— begin Task data —
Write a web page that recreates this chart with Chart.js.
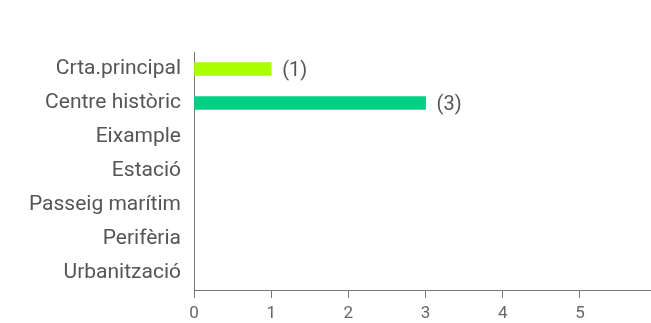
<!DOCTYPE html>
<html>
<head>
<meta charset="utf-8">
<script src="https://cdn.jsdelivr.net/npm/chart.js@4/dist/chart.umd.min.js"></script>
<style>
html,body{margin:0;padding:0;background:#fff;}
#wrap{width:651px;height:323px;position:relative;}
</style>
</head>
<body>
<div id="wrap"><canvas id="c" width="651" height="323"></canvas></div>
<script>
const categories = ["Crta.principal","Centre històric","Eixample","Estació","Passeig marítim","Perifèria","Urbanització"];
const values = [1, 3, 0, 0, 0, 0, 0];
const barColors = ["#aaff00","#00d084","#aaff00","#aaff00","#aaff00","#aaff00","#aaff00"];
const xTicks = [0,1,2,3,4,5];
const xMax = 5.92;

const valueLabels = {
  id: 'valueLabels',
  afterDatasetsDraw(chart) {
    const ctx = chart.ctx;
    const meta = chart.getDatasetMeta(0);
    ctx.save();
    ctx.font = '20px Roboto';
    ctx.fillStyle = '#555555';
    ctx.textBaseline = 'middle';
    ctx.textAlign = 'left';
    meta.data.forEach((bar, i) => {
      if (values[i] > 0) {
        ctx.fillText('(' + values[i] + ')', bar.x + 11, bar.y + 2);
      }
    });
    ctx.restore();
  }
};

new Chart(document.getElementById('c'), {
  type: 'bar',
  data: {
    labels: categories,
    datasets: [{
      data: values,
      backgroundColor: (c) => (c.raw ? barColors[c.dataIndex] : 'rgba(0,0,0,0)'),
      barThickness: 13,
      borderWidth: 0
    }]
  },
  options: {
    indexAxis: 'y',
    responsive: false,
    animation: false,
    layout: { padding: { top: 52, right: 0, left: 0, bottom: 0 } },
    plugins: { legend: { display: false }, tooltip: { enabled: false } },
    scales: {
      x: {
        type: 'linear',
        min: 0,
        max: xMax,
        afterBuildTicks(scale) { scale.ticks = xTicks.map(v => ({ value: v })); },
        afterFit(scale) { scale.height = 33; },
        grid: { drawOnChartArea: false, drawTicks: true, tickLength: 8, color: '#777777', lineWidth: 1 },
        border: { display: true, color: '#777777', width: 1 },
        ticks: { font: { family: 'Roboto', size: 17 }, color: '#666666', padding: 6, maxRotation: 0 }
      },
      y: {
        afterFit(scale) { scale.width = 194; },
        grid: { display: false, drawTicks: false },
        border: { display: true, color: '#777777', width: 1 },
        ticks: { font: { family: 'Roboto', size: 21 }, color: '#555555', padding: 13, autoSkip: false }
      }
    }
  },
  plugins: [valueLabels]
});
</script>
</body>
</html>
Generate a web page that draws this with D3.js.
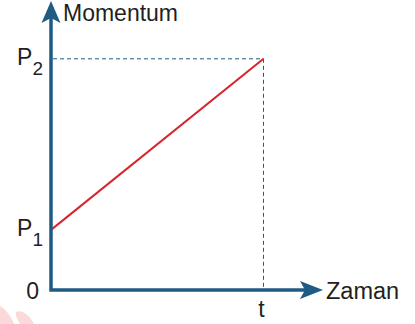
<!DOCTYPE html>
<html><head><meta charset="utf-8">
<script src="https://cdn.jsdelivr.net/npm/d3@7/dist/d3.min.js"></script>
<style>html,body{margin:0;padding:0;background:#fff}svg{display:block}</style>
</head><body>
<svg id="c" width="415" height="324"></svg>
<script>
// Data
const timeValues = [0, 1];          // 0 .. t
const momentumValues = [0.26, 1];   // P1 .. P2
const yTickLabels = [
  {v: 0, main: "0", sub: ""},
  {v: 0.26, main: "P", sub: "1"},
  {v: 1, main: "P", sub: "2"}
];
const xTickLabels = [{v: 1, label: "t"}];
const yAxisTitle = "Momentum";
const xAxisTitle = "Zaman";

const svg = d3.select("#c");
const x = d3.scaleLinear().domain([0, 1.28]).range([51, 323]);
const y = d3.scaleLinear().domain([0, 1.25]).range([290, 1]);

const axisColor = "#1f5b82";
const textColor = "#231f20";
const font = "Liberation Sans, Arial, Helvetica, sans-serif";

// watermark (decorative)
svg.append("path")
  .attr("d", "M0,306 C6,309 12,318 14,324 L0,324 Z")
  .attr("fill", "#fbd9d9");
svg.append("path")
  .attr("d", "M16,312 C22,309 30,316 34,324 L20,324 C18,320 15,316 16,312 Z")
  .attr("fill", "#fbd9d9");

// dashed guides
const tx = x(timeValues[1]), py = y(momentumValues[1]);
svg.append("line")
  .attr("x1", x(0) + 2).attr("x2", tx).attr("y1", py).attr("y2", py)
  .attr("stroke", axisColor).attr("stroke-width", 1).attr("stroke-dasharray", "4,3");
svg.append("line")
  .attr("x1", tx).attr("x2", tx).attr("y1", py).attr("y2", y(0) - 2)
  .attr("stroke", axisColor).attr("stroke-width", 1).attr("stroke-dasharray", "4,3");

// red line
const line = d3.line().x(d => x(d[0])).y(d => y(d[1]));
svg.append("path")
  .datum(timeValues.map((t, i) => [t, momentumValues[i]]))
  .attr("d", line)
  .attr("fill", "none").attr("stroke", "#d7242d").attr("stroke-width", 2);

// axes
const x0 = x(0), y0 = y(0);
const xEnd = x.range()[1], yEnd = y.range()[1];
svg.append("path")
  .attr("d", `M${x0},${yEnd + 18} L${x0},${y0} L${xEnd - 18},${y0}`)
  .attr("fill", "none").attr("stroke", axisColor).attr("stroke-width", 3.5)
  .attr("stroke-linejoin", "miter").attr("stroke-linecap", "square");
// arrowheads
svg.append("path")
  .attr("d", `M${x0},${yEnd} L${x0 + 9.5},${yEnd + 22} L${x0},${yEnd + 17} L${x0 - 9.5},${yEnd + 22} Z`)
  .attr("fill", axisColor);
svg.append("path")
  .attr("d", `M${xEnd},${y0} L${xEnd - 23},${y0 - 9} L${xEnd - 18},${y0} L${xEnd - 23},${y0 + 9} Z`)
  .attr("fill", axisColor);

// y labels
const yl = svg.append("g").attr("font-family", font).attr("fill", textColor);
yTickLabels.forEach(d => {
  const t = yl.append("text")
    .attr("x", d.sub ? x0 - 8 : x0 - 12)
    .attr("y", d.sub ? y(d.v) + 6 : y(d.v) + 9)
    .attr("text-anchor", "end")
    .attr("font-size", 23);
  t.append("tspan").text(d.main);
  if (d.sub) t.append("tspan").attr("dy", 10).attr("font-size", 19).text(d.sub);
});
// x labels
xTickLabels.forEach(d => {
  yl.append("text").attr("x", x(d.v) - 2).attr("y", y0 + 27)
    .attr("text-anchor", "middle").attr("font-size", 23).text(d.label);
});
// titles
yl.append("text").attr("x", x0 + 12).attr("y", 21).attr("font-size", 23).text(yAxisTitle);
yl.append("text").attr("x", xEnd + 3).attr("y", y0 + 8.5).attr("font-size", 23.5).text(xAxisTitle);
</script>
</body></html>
— end Task data —
> [Given exercise]
List every line above that holds the word "page".

> [Task result]
Write a web page that recreates this chart with Chart.js.
Generate a web page that draws this with D3.js.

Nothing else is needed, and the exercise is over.